Tallow – Karen Brooks
Random House, 2011
I love winning things. Who doesn’t? This is the second book I have won after participating in the giveaways on Rowena Cory Daniells’ blog (the first being Bitter Greens by Kate Forsyth, the review of which I posted not so long ago). Karen Brooks may be a familiar name to readers of Queensland newspaper The Courier Mail, in which she has a regular column. Tallow is the first book in her YA trilogy, ‘The Curse of the Bond Riders’.
In the canal-laced city of Serenissima there are legends of the Estrattore, a people once venerated, now all but extinct after a religious purge. Only an impoverished candlemaker and his embittered mother know that the child they call Tallow, raised to be an apprentice in their shop, is one of that outlawed race. Even they, however, cannot imagine what the foundling may become, and at what price the secret must be kept. Because the power of an Estrattore is a prize indeed, and Tallow is being hunted.

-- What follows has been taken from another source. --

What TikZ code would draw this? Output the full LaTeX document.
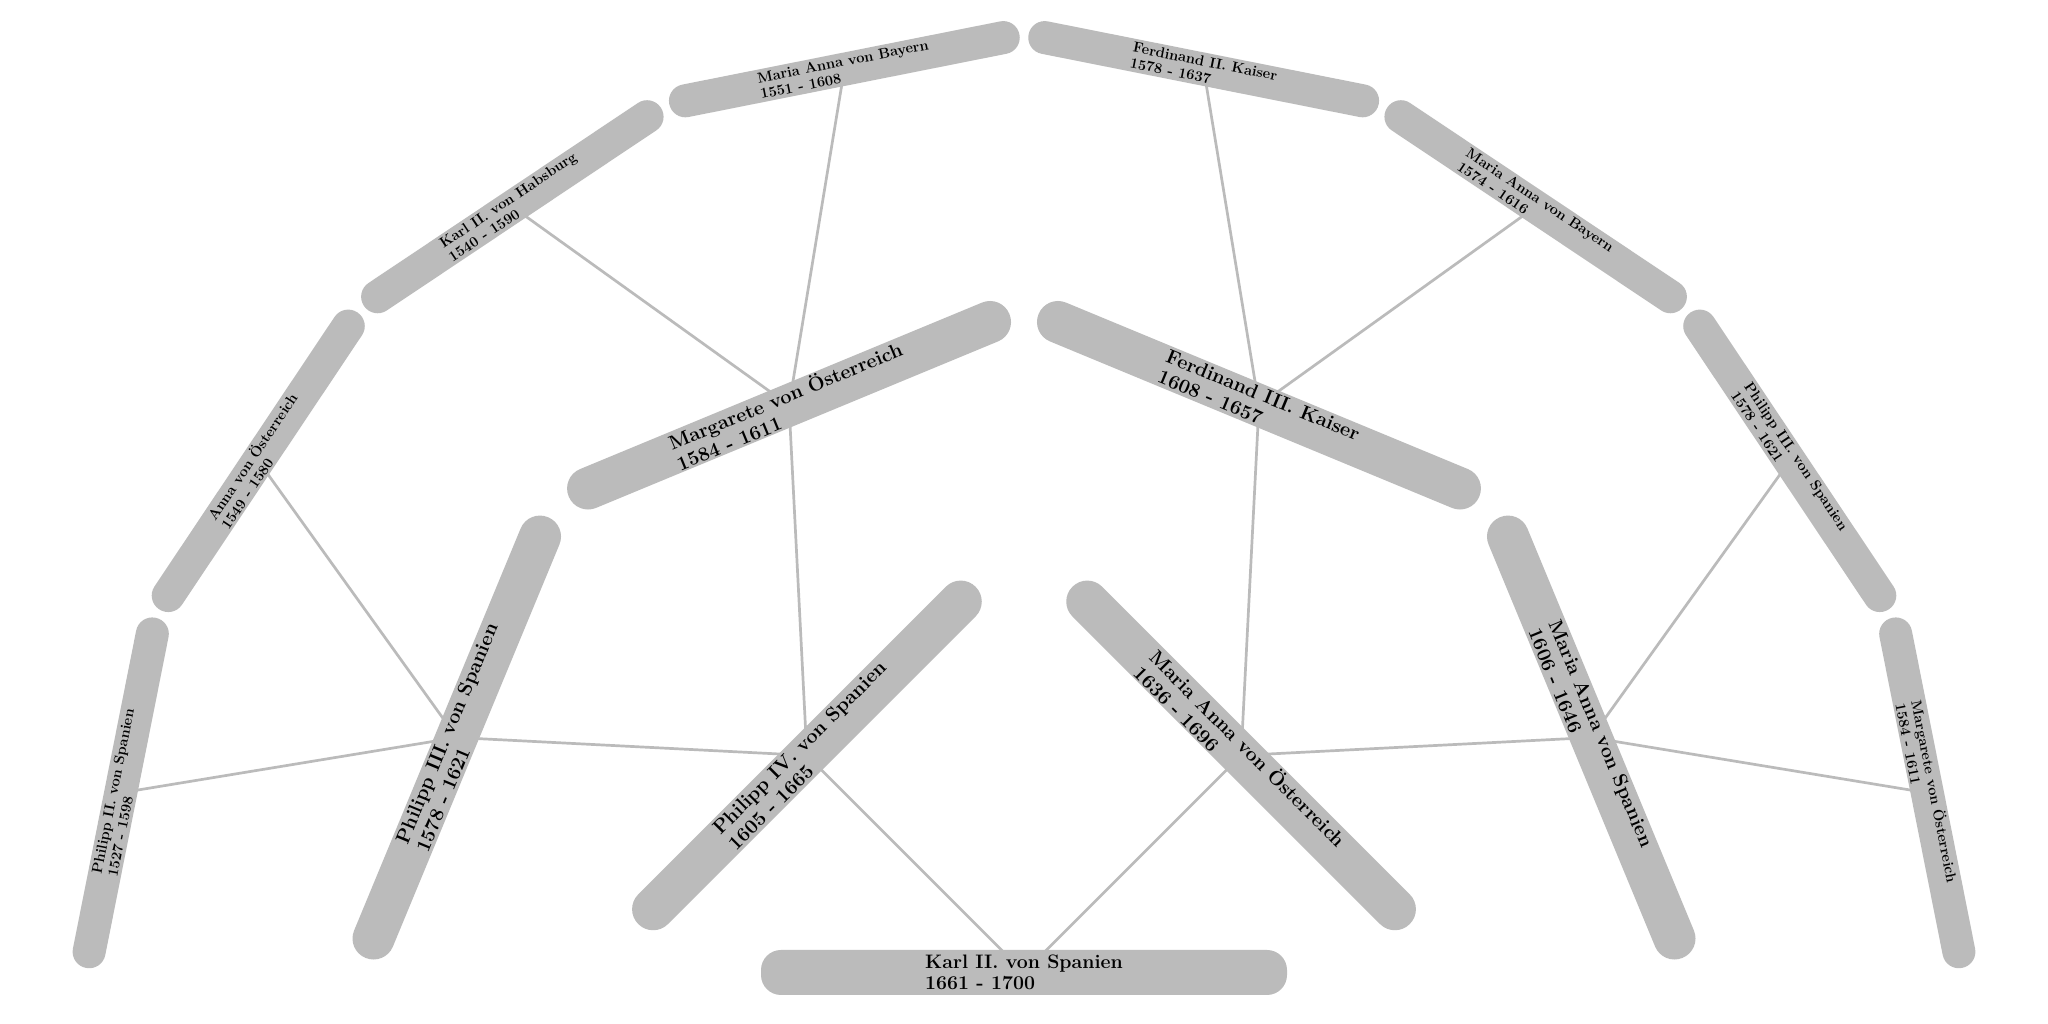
\documentclass[tikz,border=0pt]{standalone}
\usepackage{fontspec}
\usetikzlibrary{backgrounds}
\definecolor{barg}{HTML}{BBBBBB}
\definecolor{lineg}{HTML}{BBBBBB}
\tikzset{
  barbase/.style={fill=barg, draw=none, inner sep=0pt, align=left, text=black},
  rootbar/.style={barbase, minimum width=526pt, minimum height=45pt, rounded corners=20pt,
    font=\bfseries\fontsize{19.5}{21}\selectfont},
  midbar/.style={barbase, minimum width=477pt, minimum height=42pt, rounded corners=20.9pt,
    font=\bfseries\fontsize{19.8}{22}\selectfont},
  outbar/.style={barbase, minimum width=357pt, minimum height=33pt, rounded corners=16.4pt,
    font=\bfseries\fontsize{14.6}{16}\selectfont},
  link/.style={draw=lineg, line width=2.7pt}
}
\begin{document}
\begin{tikzpicture}[x=1pt,y=1pt]
\useasboundingbox (0,0) rectangle (2048,1024);
\begin{scope}[shift={(1024,51.5)}]
  \node[rootbar] (k) at (0,0) {Karl II. von Spanien\\1661 - 1700};
  \node[midbar, rotate=45] (f) at (135:307) {Philipp IV. von Spanien\\1605 - 1665};
  \node[midbar, rotate=-45] (m) at (45:307) {Maria Anna von Österreich\\1636 - 1696};
  \node[midbar, rotate=67.5] (ff) at (157.5:614) {Philipp III. von Spanien\\1578 - 1621};
  \node[midbar, rotate=22.5] (fm) at (112.5:614) {Margarete von Österreich\\1584 - 1611};
  \node[midbar, rotate=-22.5] (mf) at (67.5:614) {Ferdinand III. Kaiser\\1608 - 1657};
  \node[midbar, rotate=-67.5] (mm) at (22.5:614) {Maria Anna von Spanien\\1606 - 1646};
  \node[outbar, rotate=78.75] (fff) at (168.75:921) {Philipp II. von Spanien\\1527 - 1598};
  \node[outbar, rotate=56.25] (ffm) at (146.25:921) {Anna von Österreich\\1549 - 1580};
  \node[outbar, rotate=33.75] (fmf) at (123.75:921) {Karl II. von Habsburg\\1540 - 1590};
  \node[outbar, rotate=11.25] (fmm) at (101.25:921) {Maria Anna von Bayern\\1551 - 1608};
  \node[outbar, rotate=-11.25] (mff) at (78.75:921) {Ferdinand II. Kaiser\\1578 - 1637};
  \node[outbar, rotate=-33.75] (mfm) at (56.25:921) {Maria Anna von Bayern\\1574 - 1616};
  \node[outbar, rotate=-56.25] (mmf) at (33.75:921) {Philipp III. von Spanien\\1578 - 1621};
  \node[outbar, rotate=-78.75] (mmm) at (11.25:921) {Margarete von Österreich\\1584 - 1611};
\end{scope}
\begin{scope}[on background layer]
  \fill[white] (0,0) rectangle (2048,1024);
  \draw[link] (k.center) -- (f.center);
  \draw[link] (k.center) -- (m.center);
  \draw[link] (f.center) -- (ff.center);
  \draw[link] (f.center) -- (fm.center);
  \draw[link] (m.center) -- (mf.center);
  \draw[link] (m.center) -- (mm.center);
  \draw[link] (ff.center) -- (fff.center);
  \draw[link] (ff.center) -- (ffm.center);
  \draw[link] (fm.center) -- (fmf.center);
  \draw[link] (fm.center) -- (fmm.center);
  \draw[link] (mf.center) -- (mff.center);
  \draw[link] (mf.center) -- (mfm.center);
  \draw[link] (mm.center) -- (mmf.center);
  \draw[link] (mm.center) -- (mmm.center);
\end{scope}
\end{tikzpicture}
\end{document}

Tallow opens very slowly with an overused premise – a remarkable infant, a secret prophecy, a humble peasant in the right place at the right time. It only really hits stride about halfway through when my preferred characters, the enigmatically creepy Giaconda and Ezzelino, emerge to make their mark. In fact, this book’s greatest strength lies in the moral complexity of its characters. Unusual relationships and complicated motives make it difficult to predict what they might do next. Even those that on the surface appear cliched (e.g., the humble peasant) are capable of surprises. The final few chapters build to a dramatic climax that promises a very different twist to the continuing story in book two, Votive. ‘The Curse of the Bond Riders’ concludes in the recently released third book of the trilogy, Illumination.